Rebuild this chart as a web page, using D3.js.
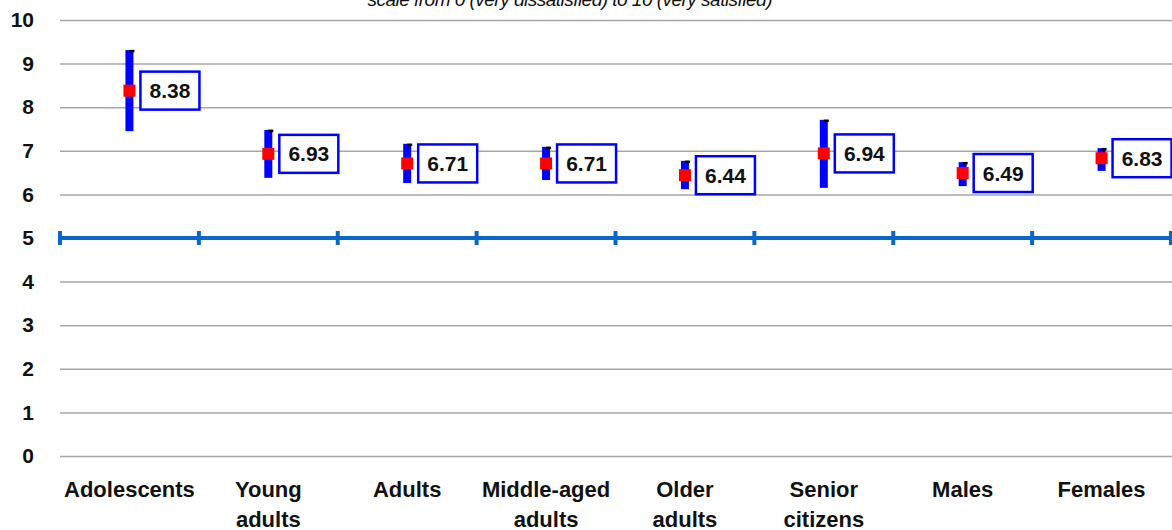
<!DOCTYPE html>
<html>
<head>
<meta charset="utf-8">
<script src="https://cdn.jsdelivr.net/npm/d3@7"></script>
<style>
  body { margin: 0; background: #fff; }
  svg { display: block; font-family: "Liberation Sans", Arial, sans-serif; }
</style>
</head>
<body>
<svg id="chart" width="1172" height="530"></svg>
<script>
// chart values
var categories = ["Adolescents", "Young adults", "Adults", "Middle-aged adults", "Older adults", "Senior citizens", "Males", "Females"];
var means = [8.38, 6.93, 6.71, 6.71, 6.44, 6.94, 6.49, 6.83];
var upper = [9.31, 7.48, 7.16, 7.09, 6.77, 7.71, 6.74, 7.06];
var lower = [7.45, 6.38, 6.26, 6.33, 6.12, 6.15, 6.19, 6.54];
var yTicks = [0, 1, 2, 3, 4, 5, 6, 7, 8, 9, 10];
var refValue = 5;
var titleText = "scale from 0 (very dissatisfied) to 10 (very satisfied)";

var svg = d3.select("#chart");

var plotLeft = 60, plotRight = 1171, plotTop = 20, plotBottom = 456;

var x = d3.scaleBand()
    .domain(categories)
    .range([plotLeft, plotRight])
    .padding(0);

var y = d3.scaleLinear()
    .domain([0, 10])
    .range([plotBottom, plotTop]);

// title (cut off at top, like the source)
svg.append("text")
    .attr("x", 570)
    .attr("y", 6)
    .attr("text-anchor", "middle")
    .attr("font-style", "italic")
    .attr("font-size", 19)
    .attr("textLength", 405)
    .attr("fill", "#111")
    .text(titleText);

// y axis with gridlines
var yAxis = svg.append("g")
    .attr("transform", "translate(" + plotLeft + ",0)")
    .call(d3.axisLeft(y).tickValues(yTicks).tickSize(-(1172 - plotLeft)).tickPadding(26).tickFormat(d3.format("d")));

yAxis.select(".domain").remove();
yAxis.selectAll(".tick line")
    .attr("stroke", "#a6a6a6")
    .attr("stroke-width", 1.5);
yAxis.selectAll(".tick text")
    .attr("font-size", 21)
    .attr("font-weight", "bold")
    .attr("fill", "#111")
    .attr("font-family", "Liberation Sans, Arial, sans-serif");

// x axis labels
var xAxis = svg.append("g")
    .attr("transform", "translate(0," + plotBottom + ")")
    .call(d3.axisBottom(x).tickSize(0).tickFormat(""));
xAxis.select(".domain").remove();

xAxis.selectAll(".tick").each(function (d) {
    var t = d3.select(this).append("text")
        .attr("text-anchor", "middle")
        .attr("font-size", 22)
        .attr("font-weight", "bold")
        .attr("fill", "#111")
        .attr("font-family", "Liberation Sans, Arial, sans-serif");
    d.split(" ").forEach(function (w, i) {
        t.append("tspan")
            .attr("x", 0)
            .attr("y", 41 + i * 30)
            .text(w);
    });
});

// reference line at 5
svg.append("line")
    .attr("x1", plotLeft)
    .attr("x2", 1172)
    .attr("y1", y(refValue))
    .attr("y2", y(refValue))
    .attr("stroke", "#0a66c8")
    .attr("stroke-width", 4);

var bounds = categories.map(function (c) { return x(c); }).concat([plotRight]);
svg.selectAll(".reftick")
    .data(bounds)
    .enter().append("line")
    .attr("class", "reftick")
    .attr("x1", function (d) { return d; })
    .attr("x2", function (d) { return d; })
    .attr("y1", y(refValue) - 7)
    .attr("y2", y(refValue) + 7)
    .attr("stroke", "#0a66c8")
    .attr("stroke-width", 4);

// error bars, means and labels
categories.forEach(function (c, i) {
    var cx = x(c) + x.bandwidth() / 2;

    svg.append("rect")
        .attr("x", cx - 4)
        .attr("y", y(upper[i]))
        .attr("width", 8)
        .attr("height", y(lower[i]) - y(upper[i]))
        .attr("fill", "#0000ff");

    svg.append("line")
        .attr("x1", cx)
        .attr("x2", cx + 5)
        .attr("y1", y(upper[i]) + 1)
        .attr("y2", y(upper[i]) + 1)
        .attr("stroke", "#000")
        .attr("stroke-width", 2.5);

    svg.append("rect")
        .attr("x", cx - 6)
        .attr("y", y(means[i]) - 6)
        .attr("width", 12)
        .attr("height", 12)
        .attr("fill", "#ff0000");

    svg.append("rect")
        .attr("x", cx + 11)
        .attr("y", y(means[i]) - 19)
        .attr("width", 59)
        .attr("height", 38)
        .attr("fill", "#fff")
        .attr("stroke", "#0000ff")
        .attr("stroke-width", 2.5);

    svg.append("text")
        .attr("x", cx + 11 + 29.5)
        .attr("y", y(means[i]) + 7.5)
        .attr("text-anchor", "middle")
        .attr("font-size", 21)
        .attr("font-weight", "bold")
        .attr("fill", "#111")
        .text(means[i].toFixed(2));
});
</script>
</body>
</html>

----------------

AIM OF THE EXERCISE:
Without the pictures, transcribe the listing above exactly.

TASK RESPONSE:
Rebuild this chart as a web page, using D3.js.
<!DOCTYPE html>
<html>
<head>
<meta charset="utf-8">
<script src="https://cdn.jsdelivr.net/npm/d3@7"></script>
<style>
  body { margin: 0; background: #fff; }
  svg { display: block; font-family: "Liberation Sans", Arial, sans-serif; }
</style>
</head>
<body>
<svg id="chart" width="1172" height="530"></svg>
<script>
// chart values
var categories = ["Adolescents", "Young adults", "Adults", "Middle-aged adults", "Older adults", "Senior citizens", "Males", "Females"];
var means = [8.38, 6.93, 6.71, 6.71, 6.44, 6.94, 6.49, 6.83];
var upper = [9.31, 7.48, 7.16, 7.09, 6.77, 7.71, 6.74, 7.06];
var lower = [7.45, 6.38, 6.26, 6.33, 6.12, 6.15, 6.19, 6.54];
var yTicks = [0, 1, 2, 3, 4, 5, 6, 7, 8, 9, 10];
var refValue = 5;
var titleText = "scale from 0 (very dissatisfied) to 10 (very satisfied)";

var svg = d3.select("#chart");

var plotLeft = 60, plotRight = 1171, plotTop = 20, plotBottom = 456;

var x = d3.scaleBand()
    .domain(categories)
    .range([plotLeft, plotRight])
    .padding(0);

var y = d3.scaleLinear()
    .domain([0, 10])
    .range([plotBottom, plotTop]);

// title (cut off at top, like the source)
svg.append("text")
    .attr("x", 570)
    .attr("y", 6)
    .attr("text-anchor", "middle")
    .attr("font-style", "italic")
    .attr("font-size", 19)
    .attr("textLength", 405)
    .attr("fill", "#111")
    .text(titleText);

// y axis with gridlines
var yAxis = svg.append("g")
    .attr("transform", "translate(" + plotLeft + ",0)")
    .call(d3.axisLeft(y).tickValues(yTicks).tickSize(-(1172 - plotLeft)).tickPadding(26).tickFormat(d3.format("d")));

yAxis.select(".domain").remove();
yAxis.selectAll(".tick line")
    .attr("stroke", "#a6a6a6")
    .attr("stroke-width", 1.5);
yAxis.selectAll(".tick text")
    .attr("font-size", 21)
    .attr("font-weight", "bold")
    .attr("fill", "#111")
    .attr("font-family", "Liberation Sans, Arial, sans-serif");

// x axis labels
var xAxis = svg.append("g")
    .attr("transform", "translate(0," + plotBottom + ")")
    .call(d3.axisBottom(x).tickSize(0).tickFormat(""));
xAxis.select(".domain").remove();

xAxis.selectAll(".tick").each(function (d) {
    var t = d3.select(this).append("text")
        .attr("text-anchor", "middle")
        .attr("font-size", 22)
        .attr("font-weight", "bold")
        .attr("fill", "#111")
        .attr("font-family", "Liberation Sans, Arial, sans-serif");
    d.split(" ").forEach(function (w, i) {
        t.append("tspan")
            .attr("x", 0)
            .attr("y", 41 + i * 30)
            .text(w);
    });
});

// reference line at 5
svg.append("line")
    .attr("x1", plotLeft)
    .attr("x2", 1172)
    .attr("y1", y(refValue))
    .attr("y2", y(refValue))
    .attr("stroke", "#0a66c8")
    .attr("stroke-width", 4);

var bounds = categories.map(function (c) { return x(c); }).concat([plotRight]);
svg.selectAll(".reftick")
    .data(bounds)
    .enter().append("line")
    .attr("class", "reftick")
    .attr("x1", function (d) { return d; })
    .attr("x2", function (d) { return d; })
    .attr("y1", y(refValue) - 7)
    .attr("y2", y(refValue) + 7)
    .attr("stroke", "#0a66c8")
    .attr("stroke-width", 4);

// error bars, means and labels
categories.forEach(function (c, i) {
    var cx = x(c) + x.bandwidth() / 2;

    svg.append("rect")
        .attr("x", cx - 4)
        .attr("y", y(upper[i]))
        .attr("width", 8)
        .attr("height", y(lower[i]) - y(upper[i]))
        .attr("fill", "#0000ff");

    svg.append("line")
        .attr("x1", cx)
        .attr("x2", cx + 5)
        .attr("y1", y(upper[i]) + 1)
        .attr("y2", y(upper[i]) + 1)
        .attr("stroke", "#000")
        .attr("stroke-width", 2.5);

    svg.append("rect")
        .attr("x", cx - 6)
        .attr("y", y(means[i]) - 6)
        .attr("width", 12)
        .attr("height", 12)
        .attr("fill", "#ff0000");

    svg.append("rect")
        .attr("x", cx + 11)
        .attr("y", y(means[i]) - 19)
        .attr("width", 59)
        .attr("height", 38)
        .attr("fill", "#fff")
        .attr("stroke", "#0000ff")
        .attr("stroke-width", 2.5);

    svg.append("text")
        .attr("x", cx + 11 + 29.5)
        .attr("y", y(means[i]) + 7.5)
        .attr("text-anchor", "middle")
        .attr("font-size", 21)
        .attr("font-weight", "bold")
        .attr("fill", "#111")
        .text(means[i].toFixed(2));
});
</script>
</body>
</html>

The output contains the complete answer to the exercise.